Crônica do dia - O PRESIDENTE GETÚLIO E EU

 Wagner Fontenelle Pessôa
Quando fui morar em Ouro Preto, ainda solteiro e sem conhecer quase ninguém do lugar, recebi do dono da pensão em que eu fazia as minhas refeições, a indicação de uma pessoa para cuidar da minha roupa. Era uma mulher de compleição franzina e aspecto frágil, que me pareceu, num primeiro momento, um tanto idosa para aquela tarefa de lavar e passar, sobretudo a roupa mais pesada, de cama e banho, que eu lhe entregaria semanalmente.

            Chamava-se dona Cotinha, uma senhora que morava numa das típicas edificações daquela bucólica cidade, que ficava — nas proximidades da Igreja de Nossa Senhora do Rosário dos Homens Pretos — espremida entre duas outras casas e sem nenhum recuo em relação à calçada, como é próprio do estilo arquitetônico que se vê na parte histórica da outrora Vila Rica.

            Fui procurá-la e a encontrei costurando alguma coisa, como pude ver pela janela aberta diretamente para a rua, ainda numa maquininha daquelas bem antigas, tocadas a manivela. E isto, por uns instantes, associado à visão daquele casario de estilo barroco, deixou em mim a impressão de estar fazendo uma espécie de viagem pelo tempo e mergulhando em direção ao passado. Foi uma estranha e, ao mesmo tempo, deslumbrante sensação a que experimentei.

            Depois de me apresentar, dizendo o meu nome e o motivo da minha transferência para Ouro Preto, expliquei-lhe o propósito da minha visita, indagando se poderia assumir comigo o compromisso de lavar a minha roupa. Respondeu-me que sim e, como é próprio das pessoas mais idosas e que vivem meio sozinhas, como era o seu caso, encontrou motivo para esticar a nossa conversa. Algo que, dali em diante, passaria a fazer parte da nossa rotina semanal.

            Nos dias de sábado eu lhe levava a minha roupa servida e apanhava a roupa limpa que entregara aos seus cuidados na semana anterior. Diga-se, a propósito, que o seu trabalho como lavadeira e passadeira era impecável. Invariavelmente, porém, antes que eu me fosse, nós trocávamos uns bons vinte ou trinta minutos de prosa.
            Dona Cotinha me contava sobre coisas e acontecimentos da cidade (que eu ainda mal conhecia) e eu lhe fornecia a motivação para que fizesse isso. Perguntando generalidades ou indagando sobre fatos específicos da terra e de sua gente, movido pela minha curiosidade de forasteiro recém-chegado.

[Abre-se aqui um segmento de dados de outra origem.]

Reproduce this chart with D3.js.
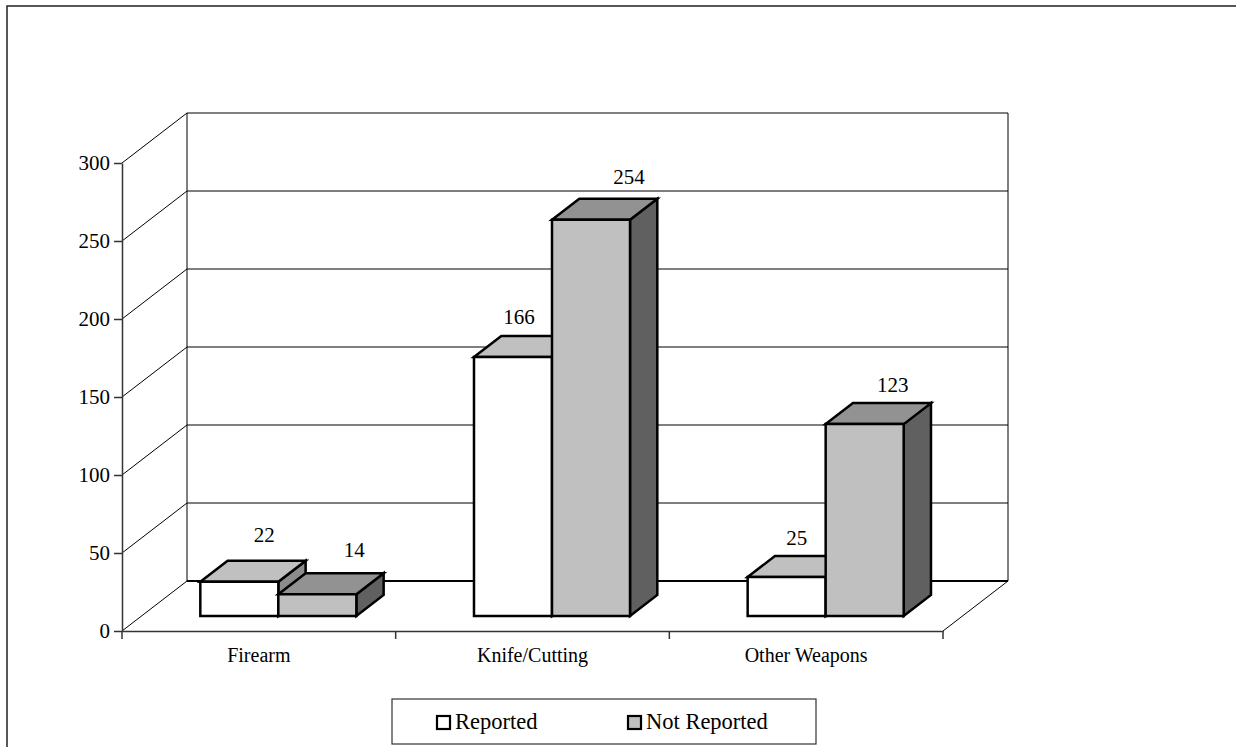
<!DOCTYPE html>
<html>
<head>
<meta charset="utf-8">
<script src="https://cdn.jsdelivr.net/npm/d3@7/dist/d3.min.js"></script>
<style>
  html, body { margin: 0; padding: 0; background: #fff; overflow: hidden; }
  svg { display: block; }
  text { font-family: "Liberation Serif", "DejaVu Serif", serif; fill: #000; }
</style>
</head>
<body>
<svg id="chart" width="1236" height="747"></svg>
<script>
// Weapon categories and counts for the two series
const categories = ["Firearm", "Knife/Cutting", "Other Weapons"];
const seriesNames = ["Reported", "Not Reported"];
const reported = [22, 166, 25];
const notReported = [14, 254, 123];
const yTicks = [0, 50, 100, 150, 200, 250, 300];

// Small per-label nudges (px) so the value labels sit as in the layout
const labelNudge = [
  [[25, -40], [37, -37]],
  [[6, -33], [38, -36]],
  [[10, -32], [28, -32]]
];

const svg = d3.select("#chart");

// Plot geometry: front plane and the depth offset of the 3-D box
const front = { left: 122, right: 943, bottom: 631, top: 163 };
const depth = { dx: 65, dy: -50 };
const barDepth = { near: 0.3, far: 0.72 };

const y = d3.scaleLinear().domain([0, 300]).range([front.bottom, front.top]);
const x0 = d3.scaleBand().domain(categories).range([front.left, front.right]).paddingInner(0).paddingOuter(0);
const x1 = d3.scaleBand().domain(seriesNames).range([0, x0.bandwidth()]).paddingInner(0).paddingOuter(0.754);

// project a front-plane point back by a fraction d of the depth
const P = (px, py, d) => [px + depth.dx * d, py + depth.dy * d];

// Outer chart border (open towards the right and bottom edges)
svg.append("path").attr("d", "M7,760 L7,6 L1250,6")
  .attr("fill", "none").attr("stroke", "#222").attr("stroke-width", 1.5);

const walls = svg.append("g");

// Gridlines: side wall diagonals and back wall horizontals
yTicks.forEach(t => {
  const a = P(front.left, y(t), 0), b = P(front.left, y(t), 1), c = P(front.right, y(t), 1);
  walls.append("line").attr("x1", a[0]).attr("y1", a[1]).attr("x2", b[0]).attr("y2", b[1])
    .attr("stroke", "#000").attr("stroke-width", 1);
  walls.append("line").attr("x1", b[0]).attr("y1", b[1]).attr("x2", c[0]).attr("y2", c[1])
    .attr("stroke", "#000").attr("stroke-width", t === 0 ? 2 : 1);
});
// Back wall vertical edges
[front.left, front.right].forEach(px => {
  const a = P(px, y(0), 1), b = P(px, y(300), 1);
  walls.append("line").attr("x1", a[0]).attr("y1", a[1]).attr("x2", b[0]).attr("y2", b[1])
    .attr("stroke", "#000").attr("stroke-width", 1);
});
// Floor right diagonal
{
  const a = P(front.right, y(0), 0), b = P(front.right, y(0), 1);
  walls.append("line").attr("x1", a[0]).attr("y1", a[1]).attr("x2", b[0]).attr("y2", b[1])
    .attr("stroke", "#000").attr("stroke-width", 1);
}

// Value axis
const yAxis = d3.axisLeft(y).tickValues(yTicks).tickSize(8).tickPadding(4).tickSizeOuter(0);
const yg = svg.append("g").attr("transform", `translate(${front.left},0)`).call(yAxis);
yg.select(".domain").attr("stroke", "#333").attr("stroke-width", 1.5);
yg.selectAll(".tick line").attr("stroke", "#333").attr("stroke-width", 1.5);
yg.selectAll(".tick text").attr("font-size", 21).attr("font-family", "Liberation Serif").attr("fill", "#000");

// Category axis along the front floor edge
const xAxis = d3.axisBottom(x0).tickSize(0).tickPadding(17).tickSizeOuter(0);
const xg = svg.append("g").attr("transform", `translate(0,${front.bottom})`).call(xAxis);
xg.select(".domain").attr("stroke", "#333").attr("stroke-width", 1.5);
xg.selectAll(".tick text").attr("font-size", 20).attr("font-family", "Liberation Serif").attr("fill", "#000");
// boundary ticks between categories
const bounds = categories.map(c => x0(c)).concat([x0(categories[categories.length - 1]) + x0.bandwidth()]);
xg.selectAll(".bound").data(bounds).join("line").attr("class", "bound")
  .attr("x1", d => d).attr("x2", d => d).attr("y1", 0).attr("y2", 8)
  .attr("stroke", "#333").attr("stroke-width", 1.5);

// 3-D bars
const palette = {
  "Reported": { front: "#ffffff", top: "#c0c0c0", side: "#8c8c8c" },
  "Not Reported": { front: "#c0c0c0", top: "#929292", side: "#606060" }
};
const values = { "Reported": reported, "Not Reported": notReported };

const bars = svg.append("g");
const labels = svg.append("g");
categories.forEach((cat, ci) => {
  seriesNames.forEach((s, si) => {
    const v = values[s][ci];
    const xl = x0(cat) + x1(s), xr = xl + x1.bandwidth();
    const n = barDepth.near, f = barDepth.far;
    const fbl = P(xl, y(0), n), fbr = P(xr, y(0), n), ftl = P(xl, y(v), n), ftr = P(xr, y(v), n);
    const btl = P(xl, y(v), f), btr = P(xr, y(v), f), bbr = P(xr, y(0), f);
    const col = palette[s];
    const g = bars.append("g").attr("stroke", "#000").attr("stroke-width", 2.5).attr("stroke-linejoin", "miter");
    g.append("polygon").attr("points", [fbr, ftr, btr, bbr].map(p => p.join(",")).join(" ")).attr("fill", col.side);
    g.append("polygon").attr("points", [ftl, ftr, btr, btl].map(p => p.join(",")).join(" ")).attr("fill", col.top);
    g.append("polygon").attr("points", [fbl, fbr, ftr, ftl].map(p => p.join(",")).join(" ")).attr("fill", col.front);
    const nd = labelNudge[ci][si];
    labels.append("text")
      .attr("x", (ftl[0] + ftr[0]) / 2 + nd[0])
      .attr("y", ftl[1] + nd[1])
      .attr("text-anchor", "middle").attr("font-size", 21)
      .text(v);
  });
});

// Legend
const legend = svg.append("g");
legend.append("rect").attr("x", 392).attr("y", 699).attr("width", 424).attr("height", 45)
  .attr("fill", "#fff").attr("stroke", "#333").attr("stroke-width", 1.2);
const legendX = [437, 628];
seriesNames.forEach((s, i) => {
  legend.append("rect").attr("x", legendX[i]).attr("y", 716).attr("width", 13).attr("height", 13)
    .attr("fill", palette[s].front).attr("stroke", "#000").attr("stroke-width", 2.2);
  legend.append("text").attr("x", legendX[i] + 18).attr("y", 729).attr("font-size", 22.5).text(s);
});
</script>
</body>
</html>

            Mas, alguns meses depois, devidamente instalado e com a vida profissional já organizada, eu me casei, conforme já estava nos planos da minha vida. Assim, o que era a roupa de um homem solteiro, passaria a ser a roupa de um casal. Em razão do que, algumas semanas antes, eu falei sobre isto com dona Cotinha e lhe perguntei se poderia continuar cuidando da roupa para nós.

            Ela disse que lamentava muito, que até gostaria, mas que o quintal da casa dela era pequeno e não havia espaço para estender os lençóis e demais peças de roupa de um casal, vindos numa mesma trouxa. E, generosamente, acrescentou que nos indicaria três irmãs, dedicadas ao mesmo ofício que ela, mas que possuíam um espaço maior e, por certo, nos atenderiam muito bem.

            Lamentei muito — de coração — e fiz contato com as tais irmãs, que aceitaram a incumbência. Mas continuei a levar a minha roupa para dona Cotinha, até a última semana em que estive solteiro. E quando retornei da viagem, já casado, fiz questão de ir visitá-la com a minha mulher, agora, só por uma questão de carinho e consideração. Fiz as apresentações e, embora não houvesse mais roupa a apanhar ou deixar com ela, consumi aqueles mesmos vinte ou trinta minutos com a nossa prosa de todos os sábados.

            Ela, humilde e atenciosa como sempre, só nos surpreendeu quando, em meio à conversa, fez um comentário para a minha mulher, com aquele seu jeito bem mineiro de falar:
            — Minha filha, eu gosto muito do seu marido. E olha que eu só conheci duas pessoas com um nome igual ao dele: foi ele e o presidente "Vargas", que eu também admirava muito!
            Pude então perceber que, apesar das nossas amenas conversas semanais e daqueles meses todos em que ela cuidara da minha roupa, com tanto desvelo e dedicação, aquela adorável senhorinha jamais conseguira entender o meu nome direito.
            Também, pudera! Com um nome diferente desses — pelo menos, no universo ouro-pretano de dona Cotinha — só mesmo o presidente Getúlio e eu!